My Old School is a documentary exploring a true story that would have to be true as it’s too preposterous – it is absolutely nuts – for any screenwriter to have made it up.

It’s the story of Brandon Lee, who was 16 when he enrolled as a new student to a secondary school in the Glasgow area in 1993. Or is it: was this new boy a 16-year-old called Brandon Lee? And now I’m in a pickle. If I say more it’s a spoiler. The film plays its cards close to its chest until the 45-minute mark. You know something is up but not what and if you’re coming to it fresh your jaw will hit the floor. But it was a big media story at the time, so many might remember, plus other reviews haven’t been at all discreet. It’s a dilemma. Tell you what, I’ll keep shtum but in return you have to promise not to Google it, not even indirectly, as that will deliver in spades. This seems a fair deal.

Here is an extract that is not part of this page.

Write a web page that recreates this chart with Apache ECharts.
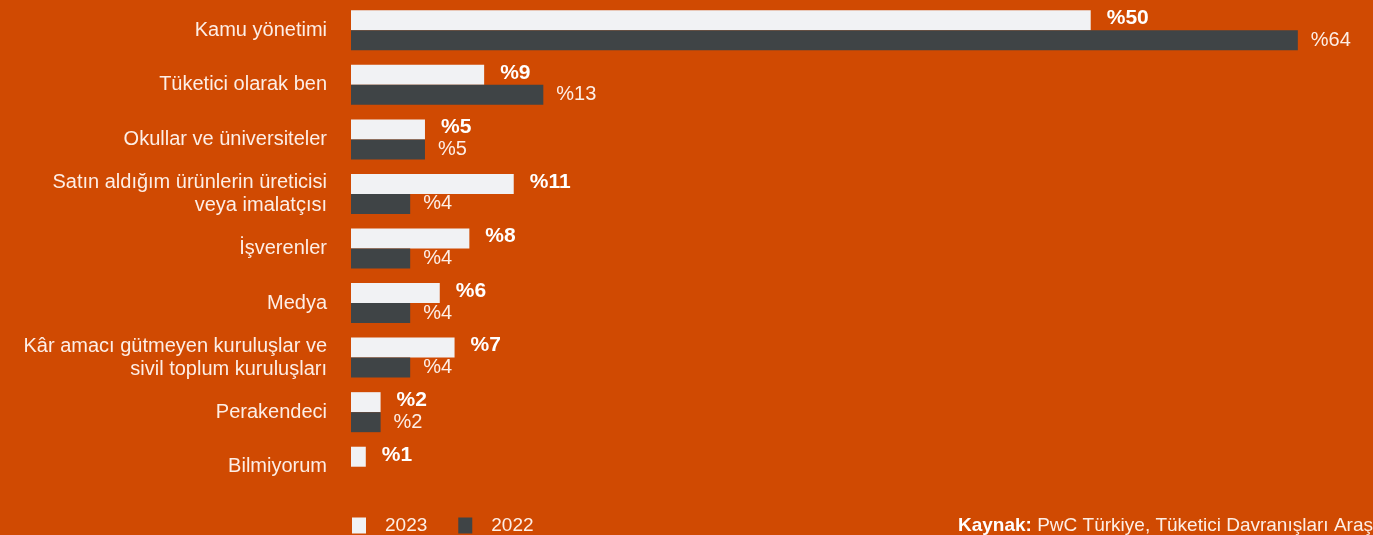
<!DOCTYPE html>
<html>
<head>
<meta charset="utf-8">
<script src="https://cdn.jsdelivr.net/npm/echarts@6/dist/echarts.min.js"></script>
<style>
  html, body { margin: 0; padding: 0; background: #d04a02; }
  #main { width: 1373px; height: 535px; }
</style>
</head>
<body>
<div id="main"></div>
<script>
// kategoriler (yukaridan asagiya)
var categories = [
    'Kamu yönetimi',
    'Tüketici olarak ben',
    'Okullar ve üniversiteler',
    'Satın aldığım ürünlerin üreticisi\nveya imalatçısı',
    'İşverenler',
    'Medya',
    'Kâr amacı gütmeyen kuruluşlar ve\nsivil toplum kuruluşları',
    'Perakendeci',
    'Bilmiyorum'
];
var values2023 = [50, 9, 5, 11, 8, 6, 7, 2, 1];
var values2022 = [64, 13, 5, 4, 4, 4, 4, 2, null];
var seriesNames = ['2023', '2022'];

var textColor = '#fdeee6';
var fontFamily = 'Liberation Sans, Arial, sans-serif';

var myChart = echarts.init(document.getElementById('main'));

var option = {
    backgroundColor: '#d04a02',
    animation: false,
    textStyle: { fontFamily: fontFamily },
    grid: {
        left: 351,
        right: 16,
        top: 3,
        bottom: 41
    },
    legend: {
        data: seriesNames,
        left: 352,
        bottom: 0,
        padding: 0,
        itemWidth: 14,
        itemHeight: 16,
        itemGap: 31,
        icon: 'rect',
        textStyle: { color: textColor, fontSize: 19, fontFamily: fontFamily, padding: [2, 0, 0, 14] }
    },
    xAxis: {
        type: 'value',
        min: 0,
        max: 68,
        show: false
    },
    yAxis: {
        type: 'category',
        data: categories,
        inverse: true,
        axisLine: { show: false },
        axisTick: { show: false },
        splitLine: { show: false },
        axisLabel: {
            color: textColor,
            fontSize: 20,
            margin: 24,
            lineHeight: 23,
            align: 'right',
            fontFamily: fontFamily
        }
    },
    series: [
        {
            name: seriesNames[0],
            type: 'bar',
            data: values2023,
            barWidth: 20,
            barGap: '0%',
            itemStyle: { color: '#f1f2f4' },
            label: {
                show: true,
                position: 'right',
                distance: 16,
                offset: [0, -2],
                color: '#ffffff',
                fontWeight: 'bold',
                fontSize: 21,
                fontFamily: fontFamily,
                formatter: function (p) { return '%' + p.value; }
            }
        },
        {
            name: seriesNames[1],
            type: 'bar',
            data: values2022,
            barWidth: 20,
            barGap: '0%',
            itemStyle: { color: '#3f4446' },
            label: {
                show: true,
                position: 'right',
                distance: 13,
                color: textColor,
                fontSize: 20,
                fontFamily: fontFamily,
                formatter: function (p) { return p.value == null ? '' : '%' + p.value; }
            }
        }
    ],
    graphic: [
        {
            type: 'text',
            left: 958,
            bottom: 0,
            style: {
                text: '{b|Kaynak:} PwC Türkiye, Tüketici Davranışları Araştırması 2023',
                fill: textColor,
                fontSize: 19,
                fontFamily: fontFamily,
                rich: {
                    b: { fontWeight: 'bold', fill: '#ffffff', fontSize: 19, fontFamily: fontFamily }
                }
            }
        }
    ]
};

myChart.setOption(option);
</script>
</body>
</html>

It is written and directed by Jono McLeod, now a filmmaker, who attended the school, Bearsden Academy, at the time, hence My Old School. Over the years, he has said, there have been many plans to turn the story into a film but nothing ever happened so it was a case of, OK, I’ll do it myself. Lee, as I’ll call him, agreed to an interview but with the proviso that he didn’t appear on screen so his voice is lip-synced, seamlessly, by Alan Cumming. Elsewhere, McLeod interviews his former teachers and his former classmates as they remember (and also misremember), while flashbacks to their schooldays are shown in jolly, brightly coloured animations voiced by the likes of Clare Grogan and, for some reason, Lulu.

When Brandon Lee arrived at the school in the fifth year everyone clocked him as weird. He carried a briefcase instead of a backpack. He had big curly hair and an odd accent. He had the same name as the son of Bruce Lee. That is, the Brandon Lee who had been killed on a film set just a couple of months earlier. And he looked strangely mature, ‘like a student teacher’, with almost a mask-like countenance, but the way he explained it his mother had been a Canadian opera singer, they’d been involved in a car crash, she had died and he’d survived, so maybe he’d had reconstructive surgery?

Even if you are aware of the story, as I was, you’ll still be wondering: how did he fool everybody? How could they not know? He could drive a car! He liked Chardonnay! He introduced his classmates to retro music! Plus he was an aspiring medical student who showed genius levels of knowledge in the classroom. But no one questioned any of it, which shows, I think, how easily we take people at face value, and on top of that Lee was brilliant at explaining himself away. You know that in Canada you can get a driving licence at a much younger age than in the UK, right?

Even after the film reveals its central secret there are still many twists and turns: was his hair really that curly? Should he have been recognised? His grandmother: what was going on there? McLeod keeps you in suspense by doling out information bit by bit. There is archival footage – oh Lord, the school production of South Pacific in which Lee starred – but it doesn’t arrive until quite late in the day so you do have to be patient. (That’s what he actually looked like! Finally!) The film is wildly entertaining but it’s constructed to amuse rather than plumb any significant depths.

There is something tragic and disturbed at the heart of this tale but that is never investigated. Was there a particular trauma? Did Lee have any honest relationships in his life? Has he since? He rose up the school’s social hierarchy, became popular and made friends – in particular, Stefan; watch out for him – but does he feel he betrayed them? He is allowed to talk yet never reveals himself. Still, you will enjoy the ride.